The Year of the Flood - Margaret Atwood
Since reading The Handmaid's Tale I have loved Atwood's work - her writing is gripping and she paints a very bleak picture of the future. I really enjoyed The Year of the Flood- it isn't a sequel to Oryx and Crake, rather it works alongside it. There are a number of character overlaps between the two books and I found the ending of this quite poignant when compared to the ending of Oryx. A disturbing vision of Earth in the future where cloning and DNA mutations have become out of control - people can literally renew bits they don't like, hair transplants are so common it is like going to the hairdressers and the splicing of various animals has led to some freaky and downright weird combinations. Forget Ligers - I wouldn't want to be caught anywhere near a Liobam or one of the humanised pigs that feature in this. A group of people have become disillusioned with the way things are and in a peaceful protest refuse to eat anything meat related, scavenge for useful bits thrown out in the trash and are totally self-reliant - they grow their own food, make their own clothes and recycle what they can. This tells the stories of Ren and Toby - two of 'God's Gardeners' and the people who's lives have intertwined with theirs along the way. As always, Atwood managed to keep me wanting to 'just read the next page' until I found I was still up at 2am having to get up for work at 6... very enjoyable and has made me want to go back to revisit Oryx and Crake.

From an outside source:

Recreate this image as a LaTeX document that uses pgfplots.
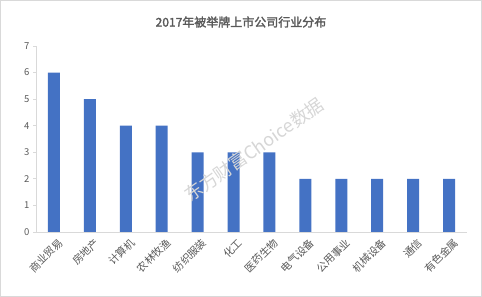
\documentclass[border=0pt]{standalone}
\usepackage{pgfplots}
\pgfplotsset{compat=1.18}
\usepackage{fontspec}
\setmainfont{Noto Sans CJK SC}
\newfontfamily\cjkbold[FakeBold=2]{Noto Sans CJK SC}
\definecolor{barblue}{HTML}{4472C4}
\definecolor{txtgray}{HTML}{595959}
\definecolor{axgray}{HTML}{D9D9D9}
\begin{document}
\begin{tikzpicture}
\useasboundingbox (0pt,0pt) rectangle (482pt,297pt);
\draw[axgray,line width=1pt] (0.5pt,0.5pt) rectangle (481.5pt,296.5pt);
\node[txtgray,font=\cjkbold\fontsize{12}{14}\selectfont] at (241pt,275pt) {2017年被举牌上市公司行业分布};
\begin{axis}[
  at={(36pt,65pt)}, anchor=south west,
  scale only axis, width=431pt, height=186pt,
  xmin=-0.5, xmax=11.5, ymin=0, ymax=7,
  ytick={0,...,7},
  xtick={0,...,11},
  xticklabels={商业贸易,房地产,计算机,农林牧渔,纺织服装,化工,医药生物,电气设备,公用事业,机械设备,通信,有色金属},
  x tick label style={rotate=45, anchor=north east, font=\fontsize{10.5}{12}\selectfont, text=txtgray, inner sep=1pt, yshift=-3pt, xshift=2pt},
  y tick label style={font=\fontsize{9.5}{11}\selectfont, text=txtgray},
  /pgf/number format/assume math mode=true,
  axis x line*=bottom, axis y line*=left,
  axis line style={axgray, line width=0.8pt},
  x axis line style={-}, y axis line style={-},
  major tick length=3pt,
  xtick style={draw=none},
  ytick style={axgray, line width=0.8pt},
  tick align=outside,
  ybar, bar width=12pt,
]
\addplot[fill=barblue, draw=none] coordinates {(0,6) (1,5) (2,4) (3,4) (4,3) (5,3) (6,3) (7,2) (8,2) (9,2) (10,2) (11,2)};
\end{axis}
\node[black!16,rotate=35,font=\fontsize{18}{20}\selectfont] at (254pt,147pt) {东方财富Choice数据};
\end{tikzpicture}
\end{document}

I read something else by Julian Barnes about ten years ago and hated it so hadn't read anything else by him since. But I was intrigued when someone suggested this as a biography I should try. It is really a historical novel and while there are clearly a lot of embellishments, there were places that I really wasn't sure how much had been made up. It tells the combined stories of Sir Arthur Conan Doyle and George Edalji - one a rising star in the literary world, keen to make a noise and get recognised for what he did, the other a quiet solicitor who gets wrongly accused of the Wyrley Outrages due to prejudice and incompetence by the Staffordshire police. The events are based on facts: Conan Doyle did become a champion of injustice and stepped in to help prove George's innocence although the home office never totally cleared him of all charges. Having read Nevermore earlier this year I found it quite strange coming across all sorts of cross overs- especially in the spiritual and relationship parts. I enjoyed reading this but more because I was interested in the subject than because I was attached to the characters or the writing style.

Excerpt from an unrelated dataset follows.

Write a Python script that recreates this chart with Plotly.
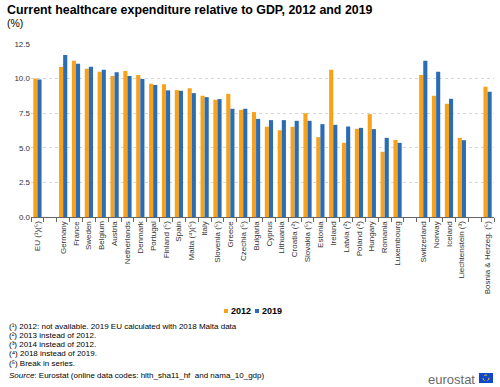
import plotly.graph_objects as go

categories = ["EU (¹)(⁵)", " ", "Germany", "France", "Sweden", "Belgium", "Austria",
              "Netherlands", "Denmark", "Portugal", "Finland (⁵)", "Spain",
              "Malta (⁴)(⁵)", "Italy", "Slovenia (⁵)", "Greece", "Czechia (⁵)",
              "Bulgaria", "Cyprus", "Lithuania", "Croatia (²)", "Slovakia (⁵)",
              "Estonia", "Ireland", "Latvia (²)", "Poland (²)", "Hungary", "Romania",
              "Luxembourg", "  ", "Switzerland", "Norway", "Iceland",
              "Liechtenstein (³)", "   ", "Bosnia & Herzeg. (⁵)"]

v2012 = [10.0, None, 10.83, 11.29, 10.71, 10.50, 10.18, 10.55, 10.26, 9.63, 9.60, 9.17,
         9.31, 8.76, 8.47, 8.90, 7.75, 7.58, 6.52, 6.27, 6.52, 7.50, 5.77, 10.64,
         5.36, 6.37, 7.43, 4.71, 5.57, None, 10.26, 8.76, 8.18, 5.72, None, 9.41]

v2019 = [9.93, None, 11.70, 11.08, 10.86, 10.64, 10.45, 10.18, 9.97, 9.53, 9.15, 9.12,
         8.95, 8.66, 8.52, 7.82, 7.82, 7.09, 7.00, 7.00, 6.95, 6.95, 6.71, 6.66,
         6.54, 6.44, 6.35, 5.72, 5.36, None, 11.29, 10.50, 8.54, 5.55, None, 9.05]

series_names = ["2012", "2019"]
y_ticks = [0, 2.5, 5, 7.5, 10, 12.5]

footnotes = [
    "(¹) 2012: not available. 2019 EU calculated with 2018 Malta data",
    "(²) 2013 instead of 2012.",
    "(³) 2014 instead of 2012.",
    "(⁴) 2018 instead of 2019.",
    "(⁵) Break in series.",
]
source_text = "<i>Source</i>: Eurostat (online data codes: hlth_sha11_hf  and nama_10_gdp)"

ORANGE = "#F8A21C"
BLUE = "#2A6DB5"
COLORS = [ORANGE, BLUE]

W, H = 500, 387
ML, MR, MT, MB = 31, 6, 44, 170
PW, PH = W - ML - MR, H - MT - MB


def px(x):
    return (x - ML) / PW


def py(y):
    return (H - MB - y) / PH


fig = go.Figure()
for name, vals, col in zip(series_names, [v2012, v2019], COLORS):
    fig.add_trace(go.Bar(x=categories, y=vals, name=name,
                         marker=dict(color=col, line=dict(width=0))))

font_family = "Liberation Sans, Arial, sans-serif"

fig.update_layout(
    width=W, height=H,
    margin=dict(l=ML, r=MR, t=MT, b=MB, autoexpand=False),
    paper_bgcolor="white", plot_bgcolor="white",
    barmode="group", bargap=0.36, bargroupgap=0,
    font=dict(family=font_family, size=8, color="#333333"),
    showlegend=False,
    xaxis=dict(type="category", tickangle=-90, tickson="boundaries",
               ticks="outside", ticklen=4, tickcolor="#666666",
               showline=True, linecolor="#666666", linewidth=1,
               showgrid=False, tickfont=dict(size=8, color="#333333")),
    yaxis=dict(range=[0, 12.5], tickvals=y_ticks,
               ticktext=[f"{v:.1f}" for v in y_ticks],
               showgrid=True, gridcolor="#d6d6d6", griddash="dot", gridwidth=1,
               zeroline=False, showline=False, ticks="",
               tickfont=dict(size=8, color="#333333")),
)

ann = []
ann.append(dict(text="<b>Current healthcare expenditure relative to GDP, 2012 and 2019</b>",
                x=px(5), y=py(10), xanchor="left", yanchor="middle",
                font=dict(size=12.4, color="#000000")))
ann.append(dict(text="(%)", x=px(5), y=py(23), xanchor="left", yanchor="middle",
                font=dict(size=10.5, color="#000000")))
ys = [326, 335, 344, 353, 363]
for t, y in zip(footnotes, ys):
    ann.append(dict(text=t, x=px(7), y=py(y), xanchor="left", yanchor="middle",
                    font=dict(size=8, color="#000000")))
ann.append(dict(text=source_text, x=px(7), y=py(375), xanchor="left", yanchor="middle",
                font=dict(size=8, color="#000000")))
ann.append(dict(text="eurostat", x=px(477), y=py(379), xanchor="right", yanchor="middle",
                font=dict(size=13, color="#6b6b6b")))

# compact legend (drawn manually)
leg_x = [224, 255]
for name, col, lx in zip(series_names, COLORS, leg_x):
    fig.add_shape(type="rect", xref="paper", yref="paper",
                  x0=px(lx), x1=px(lx + 4), y0=py(313), y1=py(309),
                  fillcolor=col, line=dict(width=0))
    ann.append(dict(text=f"<b>{name}</b>", x=px(lx + 5), y=py(311),
                    xanchor="left", yanchor="middle",
                    font=dict(size=9, color="#000000")))

for a in ann:
    a.update(xref="paper", yref="paper", showarrow=False)
fig.update_layout(annotations=ann)

# EU flag logo
fig.add_shape(type="rect", xref="paper", yref="paper",
              x0=px(479), x1=px(493), y0=py(383), y1=py(373),
              fillcolor="#0E47CB", line=dict(width=0))
fig.add_shape(type="circle", xref="paper", yref="paper",
              x0=px(483), x1=px(489), y0=py(381), y1=py(375),
              line=dict(color="#FFD617", width=1, dash="dot"))

fig.write_html("out.html", config={"displayModeBar": False},
               post_script="document.body.style.margin='0';document.body.style.overflow='hidden';")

This had me gripped right from the very first pages. It is the story of Dinah, daughter of Jacob and Leah, sister of Joseph and his brothers and how her destiny was formed. The Red Tent is the story of the women, of the secrets and rituals they held and the pleasures and tragedies each lived. Dinah is the only daughter mothered by Jacob's four wives and because of that, she is petted and adored by all her mothers. She learns the way of midwifery from her mother Rachel and the guidance of Inna - a midwife who joins Jacob's train. This is a tragedy and there were definitely places where I just could not believe what I was reading, but it still held me wanting to read more. It gives a believable idea of what life could have been like for the women of the era, how, before Judaism and the other major religions were properly formed, different people and tribes accepted and embraced other gods, or certainly lived in respect of other's beliefs. Dinah's fate is that of a girl who is forced to grow up too quickly in a cruel world, where her greatest love becomes the root of misery for many. Beautifully written, engaging characters and evoking a huge amount of sympathy from the reader, I highly recommend this novel.